По берегам ледяных и шумливых рек песок блестел крупинками золота. Плотников говорил, что это серный колчедан, но капитану нравилось думать, что это чистое золото. Он намыл горсть золотых крупинок, но через день они почернели, и капитан с сожалением их выбросил.
Сидя с Плотниковым в густых зарослях терновника, капитан курил, смотрел, как в лиловый дым табака влетали, гудя, шмели, и слушал рассказ Плотникова. Плотников, спотыкаясь, говорил:
— Вы знаете, я читал… вот в этих, значит, местах… через Колхиду проходила великая дорога в Индию… это ее остатки… Она шла через Нахарский перевал на Дербент, потом через Персию… Здесь богатые города были… Золото добывали. Сюда ссылали лучших римских людей… Вот под этим камнем, понимаете, может быть, лежит Спартак какой-нибудь или полководец, изменивший Цезарю… чувствуете…сюда Одиссей приезжал за золотом… золотое руно называется… Я читал, — это, знаете, они так делали… брали баранью шкуру, клали ее вот в такую речонку, например Келасуру, вода в шерсть наносила золотой песок… Отсюда и название — золотое руно.
— Слушай, Плотников, — сказал капитан. — Вот перейдем к настоящему мирному строительству, тогда двинем, брат, с тобой по этому римскому пути, обследуем. Академии наук рапорт напишем. Как думаешь, не стыдно будет таким делом заняться?
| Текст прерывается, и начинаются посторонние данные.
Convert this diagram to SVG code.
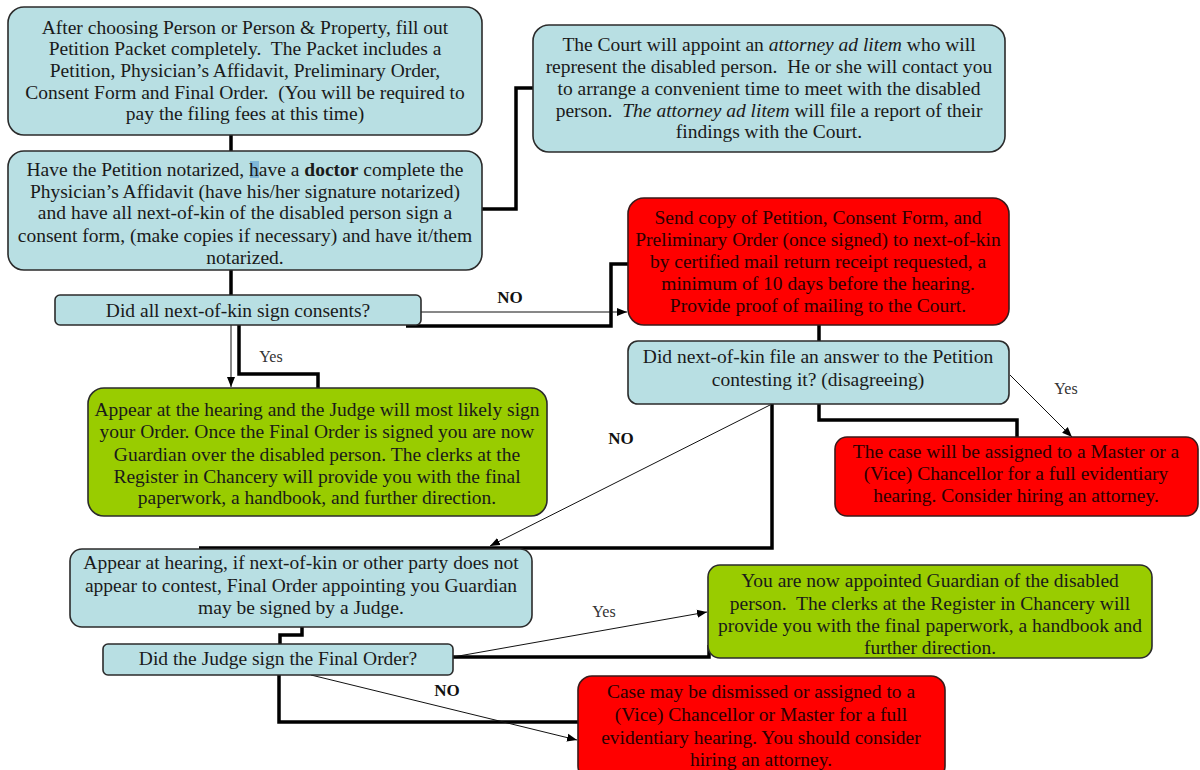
<svg xmlns="http://www.w3.org/2000/svg" width="1200" height="770" viewBox="0 0 1200 770">
<style>
.b{fill:#b8dfe3;stroke:#2b2b2b;stroke-width:1.6}
.r{fill:#ff0000;stroke:#3a1a1a;stroke-width:1.6}
.g{fill:#99cc00;stroke:#2b2b2b;stroke-width:1.6}
.t{font-family:"Liberation Serif",serif;font-size:19.5px;fill:#1a1a1a;text-anchor:middle}
.tr{font-family:"Liberation Serif",serif;font-size:19.5px;fill:#2a0000;text-anchor:middle}
.lb{font-family:"Liberation Serif",serif;font-size:17px;font-weight:bold;fill:#111;text-anchor:middle}
.ly{font-family:"Liberation Serif",serif;font-size:16px;fill:#333;text-anchor:middle}
.k{fill:none;stroke:#000;stroke-width:3.5}
.n{fill:none;stroke:#111;stroke-width:1;marker-end:url(#ah)}
</style>
<defs>
<marker id="ah" markerUnits="userSpaceOnUse" markerWidth="10" markerHeight="10" refX="10" refY="5" orient="auto" viewBox="0 0 10 10">
<path d="M0,1 L10,5 L0,9 z" fill="#000"/>
</marker>
</defs>
<rect width="1200" height="770" fill="#fff"/>
<g id="connectors">
<path class="k" d="M231,135 V151"/>
<path class="k" d="M482,209 H516 V88 H533"/>
<path class="k" d="M231,270 V295"/>
<path class="k" d="M406,326 H611 V264 H628"/>
<path class="k" d="M239,325 V374 H318 V388"/>
<path class="k" d="M819,325 V341"/>
<path class="k" d="M819,404 V420 H1017 V437"/>
<path class="k" d="M772,404 V548 H199"/>
<path class="k" d="M302,627 V635 H280 V644"/>
<path class="k" d="M453,657 H709 V645"/>
<path class="k" d="M279,675 V722 H578"/>
<path class="n" d="M421,312 H627"/>
<path class="n" d="M231,325 V387"/>
<path class="n" d="M1010,375 L1072,437"/>
<path class="n" d="M770,405 L490,546"/>
<path class="n" d="M453,657 L707,612"/>
<path class="n" d="M311,675 L577,740"/>
<text class="lb" x="510" y="303">NO</text>
<text class="ly" x="271" y="362">Yes</text>
<text class="ly" x="1066" y="394">Yes</text>
<text class="lb" x="621" y="444">NO</text>
<text class="ly" x="604" y="617">Yes</text>
<text class="lb" x="447" y="696">NO</text>
</g>
<g id="n1">
<rect class="b" x="8" y="7" width="474" height="128" rx="16"/>
<text class="t" x="245" y="34">After choosing Person or Person &amp; Property, fill out</text>
<text class="t" x="245" y="55" xml:space="preserve">Petition Packet completely.  The Packet includes a</text>
<text class="t" x="245" y="77">Petition, Physician’s Affidavit, Preliminary Order,</text>
<text class="t" x="245" y="99" xml:space="preserve">Consent Form and Final Order.  (You will be required to</text>
<text class="t" x="245" y="120">pay the filing fees at this time)</text>
</g>
<g id="n2">
<rect class="b" x="8" y="151" width="474" height="119" rx="16"/>
<rect x="250" y="161" width="9" height="17" fill="#5a9fd0" opacity="0.6"/>
<text class="t" x="245" y="176">Have the Petition notarized, have a <tspan font-weight="bold">doctor</tspan> complete the</text>
<text class="t" x="245" y="198">Physician’s Affidavit (have his/her signature notarized)</text>
<text class="t" x="245" y="219">and have all next-of-kin of the disabled person sign a</text>
<text class="t" x="245" y="242">consent form, (make copies if necessary) and have it/them</text>
<text class="t" x="245" y="264">notarized.</text>
</g>
<g id="n3">
<rect class="b" x="533" y="25" width="472" height="127" rx="16"/>
<text class="t" x="769" y="51">The Court will appoint an <tspan font-style="italic">attorney ad litem</tspan> who will</text>
<text class="t" x="769" y="73" xml:space="preserve">represent the disabled person.  He or she will contact you</text>
<text class="t" x="769" y="95">to arrange a convenient time to meet with the disabled</text>
<text class="t" x="769" y="117" xml:space="preserve">person.  <tspan font-style="italic">The attorney ad litem</tspan> will file a report of their</text>
<text class="t" x="769" y="138">findings with the Court.</text>
</g>
<g id="d1">
<rect class="b" x="55" y="295" width="366" height="30" rx="5"/>
<text class="t" x="238" y="317">Did all next-of-kin sign consents?</text>
</g>
<g id="r1">
<rect class="r" x="628" y="198" width="381" height="127" rx="16"/>
<text class="tr" x="818" y="224">Send copy of Petition, Consent Form, and</text>
<text class="tr" x="818" y="246">Preliminary Order (once signed) to next-of-kin</text>
<text class="tr" x="818" y="268">by certified mail return receipt requested, a</text>
<text class="tr" x="818" y="290">minimum of 10 days before the hearing.</text>
<text class="tr" x="818" y="312">Provide proof of mailing to the Court.</text>
</g>
<g id="d2">
<rect class="b" x="628" y="341" width="381" height="63" rx="10"/>
<text class="t" x="818" y="363">Did next-of-kin file an answer to the Petition</text>
<text class="t" x="818" y="386">contesting it? (disagreeing)</text>
</g>
<g id="r2">
<rect class="r" x="835" y="437" width="363" height="79" rx="12"/>
<text class="tr" x="1016" y="458">The case will be assigned to a Master or a</text>
<text class="tr" x="1016" y="480">(Vice) Chancellor for a full evidentiary</text>
<text class="tr" x="1016" y="502">hearing. Consider hiring an attorney.</text>
</g>
<g id="g1">
<rect class="g" x="88" y="388" width="459" height="128" rx="16"/>
<text class="t" x="317" y="416">Appear at the hearing and the Judge will most likely sign</text>
<text class="t" x="317" y="438">your Order. Once the Final Order is signed you are now</text>
<text class="t" x="317" y="461">Guardian over the disabled person. The clerks at the</text>
<text class="t" x="317" y="483">Register in Chancery will provide you with the final</text>
<text class="t" x="317" y="504">paperwork, a handbook, and further direction.</text>
</g>
<g id="n4">
<rect class="b" x="70" y="549" width="462" height="78" rx="12"/>
<text class="t" x="301" y="569">Appear at hearing, if next-of-kin or other party does not</text>
<text class="t" x="301" y="592">appear to contest, Final Order appointing you Guardian</text>
<text class="t" x="301" y="614">may be signed by a Judge.</text>
</g>
<g id="d3">
<rect class="b" x="103" y="644" width="350" height="31" rx="5"/>
<text class="t" x="278" y="665">Did the Judge sign the Final Order?</text>
</g>
<g id="g2">
<rect class="g" x="708" y="565" width="444" height="93" rx="12"/>
<text class="t" x="930" y="587">You are now appointed Guardian of the disabled</text>
<text class="t" x="930" y="610" xml:space="preserve">person.  The clerks at the Register in Chancery will</text>
<text class="t" x="930" y="632">provide you with the final paperwork, a handbook and</text>
<text class="t" x="930" y="654">further direction.</text>
</g>
<g id="r3">
<rect class="r" x="578" y="676" width="367" height="104" rx="14"/>
<text class="tr" x="761" y="698">Case may be dismissed or assigned to a</text>
<text class="tr" x="761" y="721">(Vice) Chancellor or Master for a full</text>
<text class="tr" x="761" y="744">evidentiary hearing. You should consider</text>
<text class="tr" x="761" y="766">hiring an attorney.</text>
</g>
</svg>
— Чего ж стыдно, товарищ Кравченко? Дело научное, чистое.
— Так смотри, значит, двинем?
— Двинем!
Капитан подумал, что сейчас не хватает Батурина или Берга: они рассказали бы об этом римском пути так, что мурашки забегали бы по коже. Он вспомнил слова Берга: «Что бы вы ни делали, делайте с пафосом, иначе у вас ни черта не получится».
«Что ж, верно, — подумал капитан. — Славные ребята!»
Дома после экскурсии в горы капитан застал письмо Батурина, запоздалый ответ на телеграмму.
«Я пережил жестокое потрясение, — писал Батурин, — говорить о нем не буду, издали вы не поймете. На Нелидовой жениться не собираюсь, бросьте ваши шуточки. Я, прежде всего, ее не нашел. Берг бездействует. Уже июль, а мы ни черта не сделали. Нажимайте, иначе мы сядем».
— На черта мне сдалось нажимать! — пробормотал капитан. — Погоди, получишь второе письмо, тогда запоешь иначе.
Но все же он решил посвятить Плотникова в тайну поисков. Плотиков подумал, поплевал на папироску и ответил:
— Ну, что ж. Помогу. Дело, по-моему, почти государственное.
Он действительно помог. Через несколько дней он рассказал капитану, что Виттоль опять в Сухуме и сейчас уехал в Очемчиры за табаком.
— Надо ехать вслед, — забеспокоился капитан. — Черт его знает, что у него там в Очемчирах.
Плотников отпросился с работы на два дня, и они уехали. В Очемчирах Виттоля не застали, — час назад он выехал на лошадях обратно в Сухум. Капитан побагровел и стукнул кулаком по столу. Они сидели в духане.
— Сукин кот! — Он хмуро посмотрел по сторонам. — Опять я зеванул. Надо сейчас же жарить в Сухум.